Issue 4/1999 was the last one produced by Mike. I had watched Mike produce issue 4/1999 so in early 2000 I started to produce my first issue of the magazine. The production method was interesting:

In 2000 there were about 1200 subscribers and the subscription price was £20.00. Over the following 14 years that fell to 400 subscribers with a subscription price of £22.80.

When I purchased the publishing rights from Mike I also purchased all of the back issue, they arrived in a Transit van full to the gunnels. I spent some time sorting them out and arranging storage so that I could find any issue that was required. During 2000 and 2001 I sold quite a lot of back issues including complete sets of all the available printed magazines. I then set about filling the gaps by acquiring copies of all the magazines ever printed and scanning them to produce a library of every issue that is now available on DVD. As the magazine transferred to full computerised production the back issues of magazine from 2002 were in digital format rather than scanned images.

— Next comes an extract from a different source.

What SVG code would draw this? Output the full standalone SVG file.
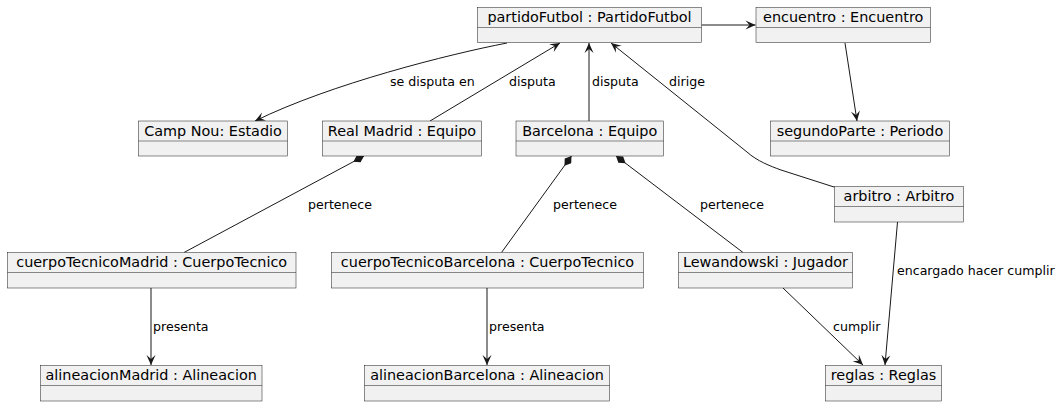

As subscriber numbers fell, the magazine production had to be changed to reduce costs. The articles were initially translated by computer producing similar results to the professional translator at a fraction of the cost. The translated text still needed editing to make sense of the technical details and where possible the original authors were invited to proof read the result before publication. The printing process became all electronic with a CD being sent to a different printer and printed magazine produced. The biggest cost increase was postage; finally in 2012 the postage was changed from Royal Mail to a mailing company with a significant drop in postage costs.

During the 14 years that I published the magazine I tried to keep the quality of the content a high as possible. Subscribers told me that the quality of some of the images, especially detailed circuit diagrams, were not very good. In September 2009 one subscriber, Andrew Holme, sent an email making that point but also said he had a solution. True to his word he helped me find a way to use a vector graphic format for the images that dramatically improved the quality.

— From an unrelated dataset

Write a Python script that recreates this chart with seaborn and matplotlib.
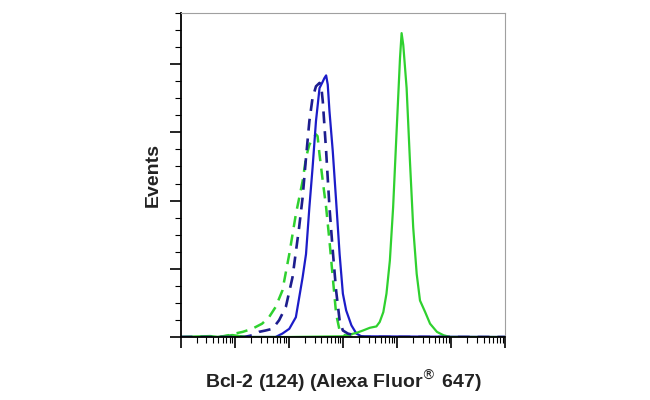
import pandas as pd
import matplotlib
matplotlib.use("Agg")
import matplotlib.pyplot as plt
import seaborn as sns
from matplotlib.ticker import MultipleLocator, LogLocator, NullFormatter

# fluorescence intensity (x) and event counts (y)
green_x = [1, 3.5, 5, 9, 12, 20, 100, 1000, 1320, 1780, 2350, 3150, 4170, 4800, 5600, 6400,
           7400, 8500, 9800, 11400, 12200, 13100, 15100, 17400, 20000, 23200,
           26700, 33300, 41000, 55000, 73000, 97000, 1000000]
green_y = [0, 0.3, 0, 0.6, 0.3, 0, 0, 0.2, 0.7, 1.2, 1.9, 2.7, 3.1, 4.4, 7.3, 12.7,
           22.4, 38.0, 59.4, 81.8, 89.1, 85.6, 73.0, 51.6, 32.1, 18.5,
           10.7, 7.3, 3.9, 1.5, 0.5, 0, 0]

blue_x = [1, 57, 76, 102, 135, 180, 208, 240, 275, 318, 370, 425, 455, 490, 525,
          565, 650, 750, 870, 1000, 1150, 1440, 1780, 2200, 1000000]
blue_y = [0, 0, 1.0, 2.4, 5.8, 17.5, 24.3, 38.0, 49.6, 63.3, 73.0, 74.9, 75.9, 76.7, 74.0,
          66.2, 54.5, 39.9, 24.3, 12.7, 7.8, 3.4, 1.0, 0.2, 0]

blue_ctrl_x = [1, 15, 21, 28, 37, 50, 66, 88, 117, 155, 180, 208, 240, 275, 318, 370,
               395, 425, 490, 565, 650, 750, 870, 1000, 1240, 1650, 2500, 1000000]
blue_ctrl_y = [0, 0, 0.5, 1.5, 1.9, 2.4, 4.9, 8.8, 17.5, 32.1, 40.9, 52.6, 63.3, 70.1, 73.5, 74.5,
               74.0, 69.1, 54.5, 38.0, 25.3, 13.6, 4.9, 1.9, 1.0, 0.5, 0, 0]

green_ctrl_x = [1, 5, 7.7, 10, 14, 21, 32, 43, 57, 76, 102, 135, 180, 208, 240, 275, 318,
                340, 370, 425, 490, 565, 650, 750, 870, 1070, 1500]
green_ctrl_y = [0, 0, 0.5, 1.0, 1.5, 2.4, 3.9, 5.8, 8.8, 13.6, 24.3, 36.0, 45.7, 52.6, 56.4, 57.9, 59.4,
                58.9, 53.5, 45.7, 38.0, 28.2, 17.5, 6.8, 1.9, 0.5, 0]

sns.set_style("white")
plt.rcParams['font.family'] = ['Liberation Sans Narrow', 'Liberation Sans', 'DejaVu Sans']

fig = plt.figure(figsize=(6.5, 4), dpi=100)
ax = fig.add_axes([0.278, 0.1575, 0.499, 0.81])

green = "#2fd12f"
blue = "#1c1cc8"
navy = "#1d1d8e"
dash = (0, (4.5, 3))

sns.lineplot(x=green_ctrl_x, y=green_ctrl_y, ax=ax, color=green, lw=1.8,
             sort=False, estimator=None, linestyle=dash)
sns.lineplot(x=blue_x, y=blue_y, ax=ax, color=blue, lw=1.6, sort=False, estimator=None)
sns.lineplot(x=green_x, y=green_y, ax=ax, color=green, lw=1.6, sort=False, estimator=None)
sns.lineplot(x=blue_ctrl_x, y=blue_ctrl_y, ax=ax, color=navy, lw=1.9,
             sort=False, estimator=None, linestyle=dash)

ax.set_xscale("log")
ax.set_xlim(1, 1e6)
ax.set_ylim(0, 95)

ax.xaxis.set_major_locator(LogLocator(base=10, numticks=10))
ax.xaxis.set_minor_locator(LogLocator(base=10, subs=range(2, 10), numticks=100))
ax.xaxis.set_major_formatter(NullFormatter())
ax.xaxis.set_minor_formatter(NullFormatter())
ax.yaxis.set_major_locator(MultipleLocator(20))
ax.yaxis.set_minor_locator(MultipleLocator(5))
ax.yaxis.set_major_formatter(NullFormatter())

ax.tick_params(which="major", direction="out", length=8, width=1.2, color="black",
               bottom=True, left=True)
ax.tick_params(which="minor", direction="out", length=4, width=0.8, color="black",
               bottom=True, left=True)

for side in ["left", "bottom"]:
    ax.spines[side].set_color("black")
    ax.spines[side].set_linewidth(1.3)
for side in ["top", "right"]:
    ax.spines[side].set_color("#a0a0a0")
    ax.spines[side].set_linewidth(0.8)

ax.set_xlabel("Bcl-2 (124) (Alexa Fluor$^{\u00ae}$ 647)", fontsize=14, fontweight="bold",
              labelpad=11, color="#222222")
ax.set_ylabel("Events", fontsize=14, fontweight="bold", labelpad=2, color="#222222")

fig.savefig("out.png", dpi=100)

A continuing problem for a magazine like VHF Communications Magazine is to keep a supply of good articles to publish. In the early days that was not a problem because all of the articles came directly from UKW Berichte. UKW Berichte started to change the format of their magazine with more adverts and more space around the articles. That meant that I had to find articles from elsewhere to fill the pages of the magazine. Some very interesting articles came from the subscribers but slowly that supply has dried up and a competition run in 2013 to try and stimulate more articles failed with only three articles submitted. So I decided to retire as publisher.

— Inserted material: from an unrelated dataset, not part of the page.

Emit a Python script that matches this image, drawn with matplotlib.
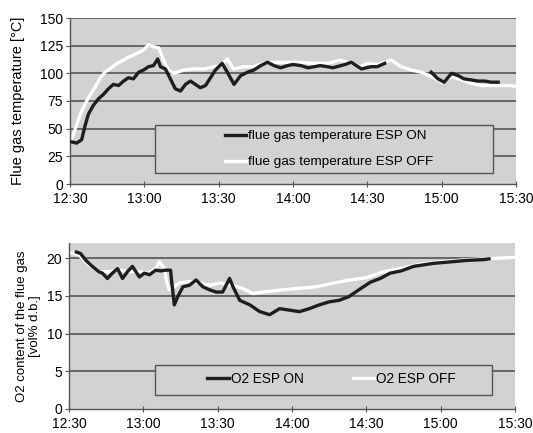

I tried to find someone who wanted to take over the magazine and continue publication after 2013 but that search failed. Joe Kraft who published Dubus magazine wanted to publish the English translations of the UKW Berichte articles. With nobody wanting to take over publication of the magazine, sadly I was the person who had to say enough is enough and close the magazine. The magazine had been operating below the break-even point since 2011 with no sign of that situation improving. A survey of subscribers showed that an electronic version of the magazine was not viable so issue 4/2013 was the last issue of VHF Communications Magazine.

The proposal by Joe Kraft to publish the English translation of UKW Berichte articles was initially acceptable to Eberhard Smolka who ran UKW Berichte and produced the German magazine. When I tried to confirm the proposal Eberhard failed to respond to any of my communications (email, telephone and post) but Joe Kraft met Eberhard in November 2013 and agreed a way forward to publish the English translation of UKW Berichte articles in Dubus Magazine.

I will keep the VHF Communications Magazine web site running for as long as there is some demand. It will still contain the full index of the magazine and back issues will be available in printed form if they are available or on DVD/CD.